Lithuania joins Ukraine and Moldova as targets of Russia’s ire.
This article has been updated below.
The number of Lithuanian-registered cars crossing the Russian border has fallen by 90% since the latter suddenly stepped up border controls in August. According to the national hauliers’ association, no loaded Lithuanian truck has crossed the Russian border since Thursday 12 September.
Lithuania finds itself on the frontline of an on-going tussle between the EU and Russia over membership of their respective trading blocks.
Armenia stunned onlookers two weeks ago by opting to join the Russian led Customs Union – aka the Eurasian Union – which already includes Belarus and Kazakhstan.
Meanwhile, Ukraine, Moldova and Georgia are leaning towards the European Union. All are intending to sign deals to that effect at an upcoming summit.
Last month Russia summarily banned imports from a Ukraine chocolate producer. Many interpreted that as a taste of what could happen if Ukraine joined the EU. Last week, the Moldovan wine industry found itself facing similar difficulties. Lithuania is feeling the heat too.

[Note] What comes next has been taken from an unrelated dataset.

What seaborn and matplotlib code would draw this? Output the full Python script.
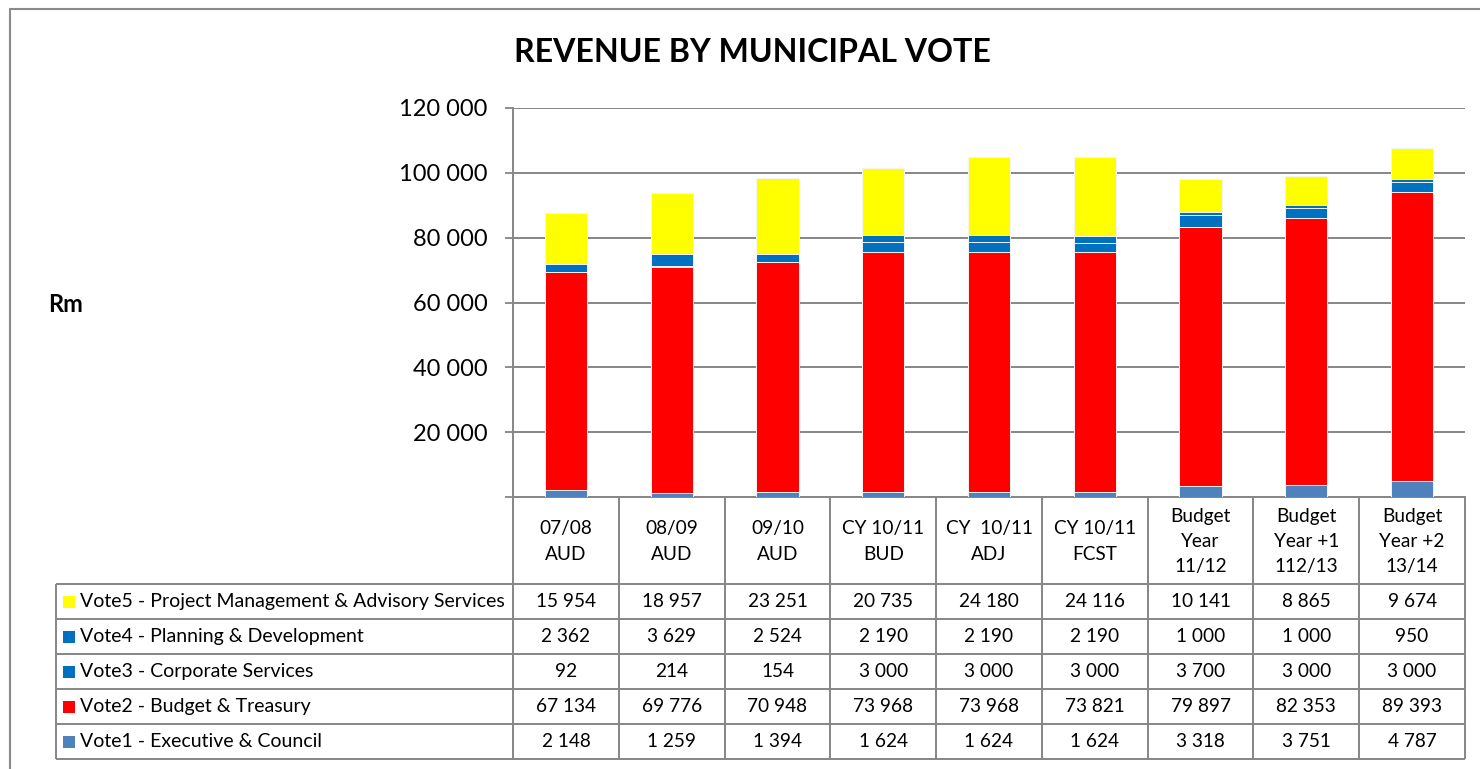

As the current holder of the European Union presidency, Lithuania hosts the upcoming ‘Eastern Partnership’ Summit in November. As such, it has been instrumental in negotiations with Ukraine and Moldova.
This southernmost of the three Baltic States doesn’t actually have a land border with Russia proper, other than the Kaliningrad Oblast enclave. But its large trucking and warehousing industry makes it vulnerable to trade shenanigans. The country’s foreign ministry – and the EU – have complained in the strongest terms. The Russian authorities are yet to respond.
Ultimately, the point is, surely this all makes it even less likely that Ukraine and Moldova will join the Customs Union? But with winter approaching, and Russia ruthlessly controlling the gas supply, the game isn’t fully played out yet.
Nevertheless, today Ukraine pointedly gave the formal go-ahead to sign the EU deal at the Summit. Oh to be in Vilnius in November.
updates: 9 October. President Putin called off ‘enhanced border checks’ on Lithuanian trucks saying ‘customs violations by Lithuanian exporters have now diminished’. However, on 7 October Russia summarily banned the import of Lithuanian dairy products with similar threats made against the meat and fish industries. On 10 October, the Lithuanian foreign minister ‘casually mentioned the possibility of blockading [the Russian enclave of] Kaliningrad,’ according to Forbes. On 14 October Vilnius district court sanctioned a block on the Russian TV channel, Channel One.